The History of the Black Sea Revealed in its Sediments

Until about 5,000 years ago, the Black Sea was a brackish lake cut off from world oceans until sea-level rise fed by melting glaciers connected it with the Aegean and Mediterranean seas. A record of that history exists in its seafloor sediments and even in its present-day waters.

Hans-Jürgen Brumsack, a professor at University of Oldenburg in Germany and a former postdoctoral researcher at Scripps Institution of Oceanography, UC San Diego, will share his account of this history Monday, Nov. 19 when he delivers the Tsaihwa J. Chow Distinguished Lecture in Ocean Chemistry for 2012. He will present "Trace metal geochemistry of modern anoxic sediments: The Black Sea example" at 3 p.m. in Sumner Auditorium on the Scripps Oceanography campus, 8602 La Jolla Shores Drive in La Jolla, Calif. (Sumner Auditorium is one-half block north of El Paseo Grande).

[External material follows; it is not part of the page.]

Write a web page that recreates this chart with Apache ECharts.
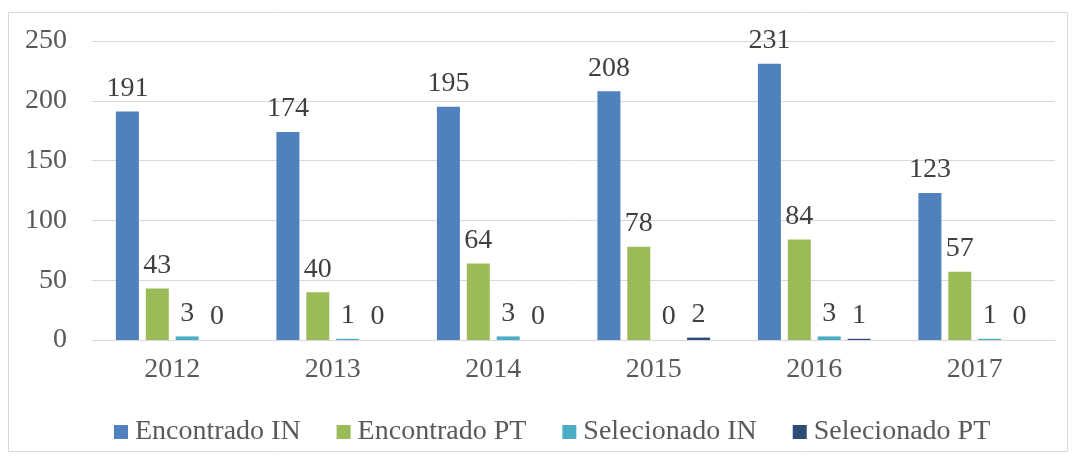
<!DOCTYPE html>
<html>
<head>
<meta charset="utf-8">
<script src="https://cdn.jsdelivr.net/npm/echarts@6/dist/echarts.min.js"></script>
<style>
  body { margin: 0; background: #fff; }
  #main { width: 1076px; height: 459px; }
</style>
</head>
<body>
<div id="main"></div>
<script>
// data
var years = ['2012', '2013', '2014', '2015', '2016', '2017'];
var encontradoIN = [191, 174, 195, 208, 231, 123];
var encontradoPT = [43, 40, 64, 78, 84, 57];
var selecionadoIN = [3, 1, 3, 0, 3, 1];
var selecionadoPT = [0, 0, 0, 2, 1, 0];
var seriesNames = ['Encontrado IN', 'Encontrado PT', 'Selecionado IN', 'Selecionado PT'];
var colors = ['#4F81BD', '#9BBB59', '#4BACC6', '#2C4D75'];

function drawChart(){
    var myChart = echarts.init(document.getElementById('main'));
    var font = '"Liberation Serif", "Times New Roman", serif';
    var allData = [encontradoIN, encontradoPT, selecionadoIN, selecionadoPT];

    var series = allData.map(function(d, i){
        return {
            name: seriesNames[i],
            type: 'bar',
            data: d,
            barWidth: 23,
            barGap: '30%',
            itemStyle: { color: colors[i] },
            label: {
                show: true,
                position: 'top',
                distance: 9,
                fontFamily: font,
                fontSize: 28,
                color: '#404040'
            }
        };
    });

    var option = {
        color: colors,
        animation: false,
        graphic: [{
            type: 'rect',
            shape: { x: 8.5, y: 12.5, width: 1059, height: 439 },
            style: { fill: 'none', stroke: '#d9d9d9', lineWidth: 1 },
            silent: true
        }],
        grid: { left: 92, right: 21, top: 41, bottom: 119 },
        legend: {
            data: seriesNames,
            left: 109,
            top: 413,
            icon: 'rect',
            itemWidth: 14,
            itemHeight: 14,
            itemGap: 36,
            textStyle: { fontFamily: font, fontSize: 28, color: '#595959', padding: [0, 0, 0, 2] }
        },
        xAxis: {
            type: 'category',
            data: years,
            axisLine: { lineStyle: { color: '#d9d9d9' } },
            axisTick: { show: false },
            axisLabel: { fontFamily: font, fontSize: 28, color: '#595959', margin: 16 }
        },
        yAxis: {
            type: 'value',
            min: 0,
            max: 250,
            interval: 50,
            axisLine: { show: false },
            axisTick: { show: false },
            splitLine: { lineStyle: { color: '#d9d9d9' } },
            axisLabel: { fontFamily: font, fontSize: 28, color: '#595959', margin: 25 }
        },
        series: series
    };

    myChart.setOption(option);
}

drawChart();
</script>
</body>
</html>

The lecture is free and open to the public.

The Black Sea is distinguished by euxinic (depleted in dissolved oxygen; enriched in hydrogen sulfide) deep waters, which are delivered from the relatively salty Mediterranean. In his research, Brumsack has developed a geochemical record combining multiple sediment cores collected from the Black Sea to generate a single composite geochemical core log. His analysis of trace elements, iron, and other sediment components led to the creation of a reference archive to help understand exchanges between the Black Sea and neighboring seas and the paleoenvironmental evolution of its basin.

The lecture is named for Dr. Tsaihwa J. Chow, a geochemist with a long association with Scripps who died in 2006.